Originally published in Green Revolution Vol. 33 No. 8 (Sept 1976).
The disparity between rich and poor is generally acknowledged to result from a maldistribution of basic resources, such as land and capital. But while this is fairly obvious, two other causes are often overlooked: a lack of credit, or affordable credit; and a reliance on high-cost technology to the exclusion of appropriately scaled technology.
Nearly 60 percent of the world’s population consists of small farmers or other rural people who have little, if any, access to affordable credit. Interest rates of 40-50 percent are common in India and South America, for instance. Meanwhile, most of the financial gains from our high-technology farm production methods accrue to the benefit of big farmers, who also benefit from tremendous government subsidies.

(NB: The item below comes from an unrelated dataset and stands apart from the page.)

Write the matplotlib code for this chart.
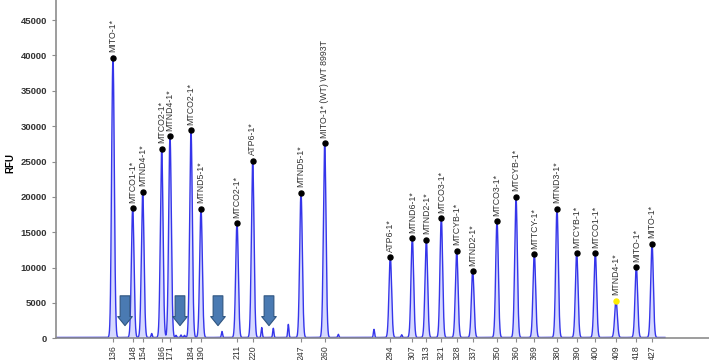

In many places, land reform and other resource distribution have taken place without significantly altering the gap between rich and poor. Why? Well, part of the reason is because credit and appropriate technology have not been available. This has largely been the situation in India’s nonviolent Gramdam movement for land reform and rural development. Individual peasants and co-op villages alike may not benefit much from receiving land if they go lacking the means with which to soundly develop it.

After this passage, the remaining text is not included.